Gujhia, Guzia or Karanji, you might like to call it a sweet puff pastry, this is something you cannot go wrong with. Err..you cannot go wrong with it when you bake it. Many of my friends have been bugging me for ages to post a baked Gujhia recipe as there is no fear of the Gujhias getting punctured while deep frying. Yes, many people just fear that the most, the stuffing and sealing the edges is a skill and many beginners have a problem with this step. So this baked Gijhia is not at all low calorie of tinted as healthy food, the baking part is just to make the process convenient. Deep frying can be scary with a sugary stuffing for a beginner cook.

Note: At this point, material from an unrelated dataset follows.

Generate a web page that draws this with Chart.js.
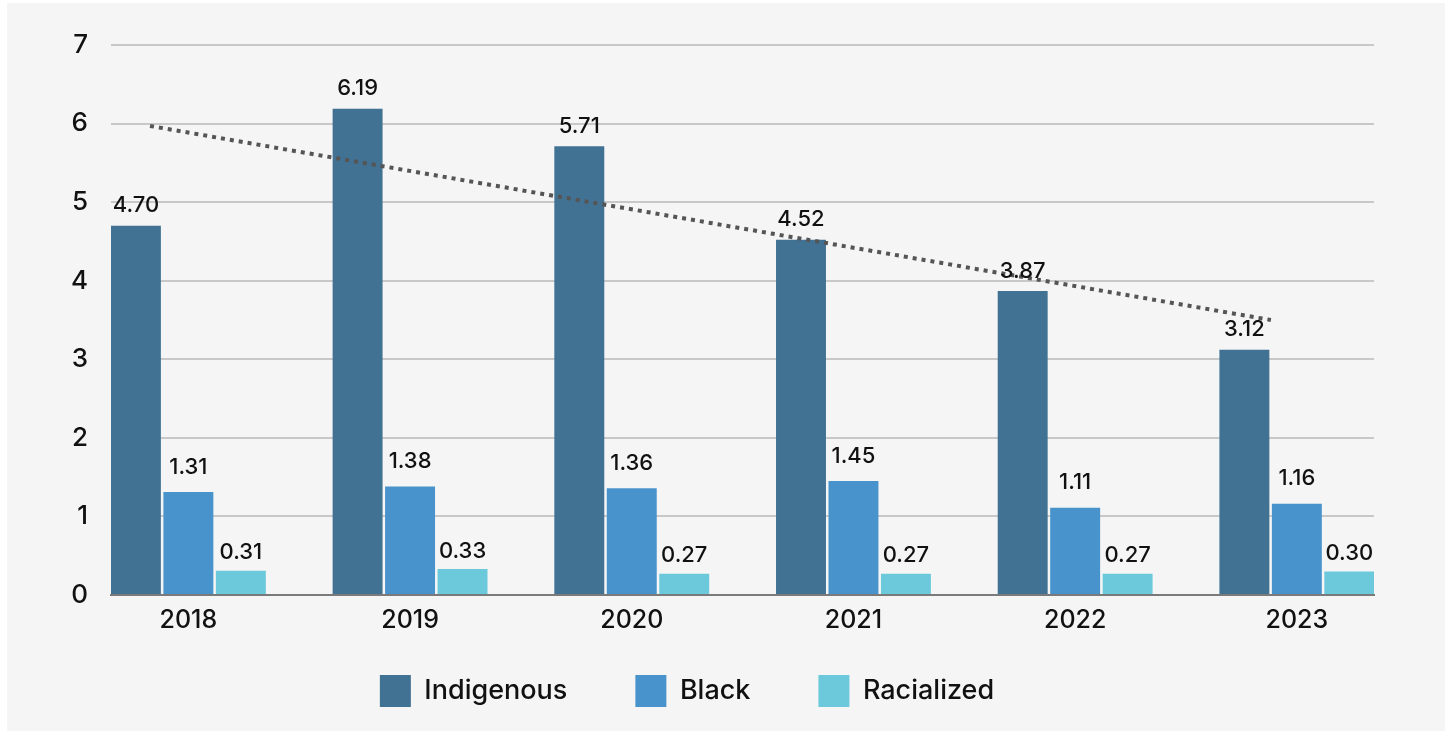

If not sealed properly the Gujhias just open up like a book in the hot oil and all the stuffing comes gushing out. Not a good sight, leads to a lot of frustration as the most laborious work goes down the drain. Even a small puncture in the seal can make the sugared stuffing ooze out and the molten sugar keeps browning in the hot oil and keep coating the other Gujhias being fried in the same batch. A frightening thought for all the dough challenged people. Yes, a dough sounds fun and easy to many and it just frightens so many others, be it bread or puff pastries or a crust of a pie.
And please do not be in an impression that the baked Gujhias are any lower on fat content. There is enough shortening (called moyan in hindi) in the pastry dough to make them crisp and there is more melted ghee brushed on them during baking too. So the deadly flour, fat and sugar combination is very much there to make you run an extra mile on the treadmill.
Having said that, you can always make the Gujhia using whole wheat flour and lesser ghee for shortening. That would result in a rustic pastry and a cracker like texture around the same khoya (evaporated milk) stuffing. While that might be a good idea if you are making it regularly for your kids, during festivals I feel like doing it the traditional way as it is a once in a year ritual.
Other sweet treats were made healthier using lesser sugar, a Besan and coconut burfi and a Sesame burfi is on the way. In quick succession I hope.
For ingredients and instructions to make this Gujhia, follow the list and procedure explained here...
- After stuffing the Gujhias as suggested, arrange all of them on a greased baking tray.
- Preheat the oven first and bake them at 200 C for the first 5 minutes and then at 150 C for 20 minutes more. The pastry ( the shell) would change the color to a pale white first and then it goes on to get pinkish brown. Take the baking tray out of the oven and brush all the Gujhias with melted ghee and proceed baking. You might like to brush then with ghee once again after a light pink color appears. Results in a fluffy and light baked pastry.
- The baking time can vary according to the size of the Gujhis you make and the thickness of the pastry you roll for stuffing. So keep a watch on the color of the baking Gujhias as you will be taking them out anyways for brushing molten ghee on them.
- Tap them with a knife to check if done, a hollow crisp voice indicates it's done and a pinkish brown color is desirable. Though a lighter color doesn't make a difference in taste. You won't want the Gujhias to brown more as it would result in caramalising the inner stuffing too much , a lightly caramalised stuffing is normal, but deep caramalisation would result in a tough texture when it cools. The Gujhia stuffing is supposed to be light and delicate normally.
I baked four batches of Gujhia this Holi..
Chandrakala is a cousin of Gujhia, just the shape is different as it is a full moon shape hence the name Chandra-kala (Chandra is moon in Sanskrit ; Kala is art). Gujhia is half moon :-)
The instant Gujhia/Chandrakala stuffing ...
milk powder 1/2 cup
sugar 1 tbsp (or more to taste)
chopped nuts 3 tbsp
poppy seeds 1 tsp
roasted semolina 1 tsp
grated fresh coconut 3 tbsp
green cardamom or clove powder a pinch
Mix everything well and use as stuffing.
The moisture in the fresh coconut ensures the milk powder and other ingredients get nicely homgenised while baking , the end product was a nicely caramalised stuffing.
Baking instructions are the same as Gujhia.
Some people like a thin coating of sugar syrup over the Gujhia and Chandrakala both. I like mine plain as the sugar syrup makes it heavy and too sweet to enjoy the delicate taste of Gujhias.
If planning to coat them with sugar syrup, make a syrup with 1/2 cup of sugar and 3 tbsp of water, cooked till frothy and poured over all the Gujhias to coat them lightly.
Would you overcome your reservations about making a perfectly shaped and nicely browned, crisp Gujhia?
Or there is a fear of baking?
Edited to add :
A few of my readers and friends were skeptical about the texture of the pastry cover, so I thought of posting a picture showing just how delicate and crisp the pastry was. Crumbling with every bite.
See how nice it looks when I took a bite. The color is lighter than the already roasted stuffing used for the Gujhias above, but the light caramalaisation worked great too.
Instant solutions re not always compromises. They yield great results sometimes.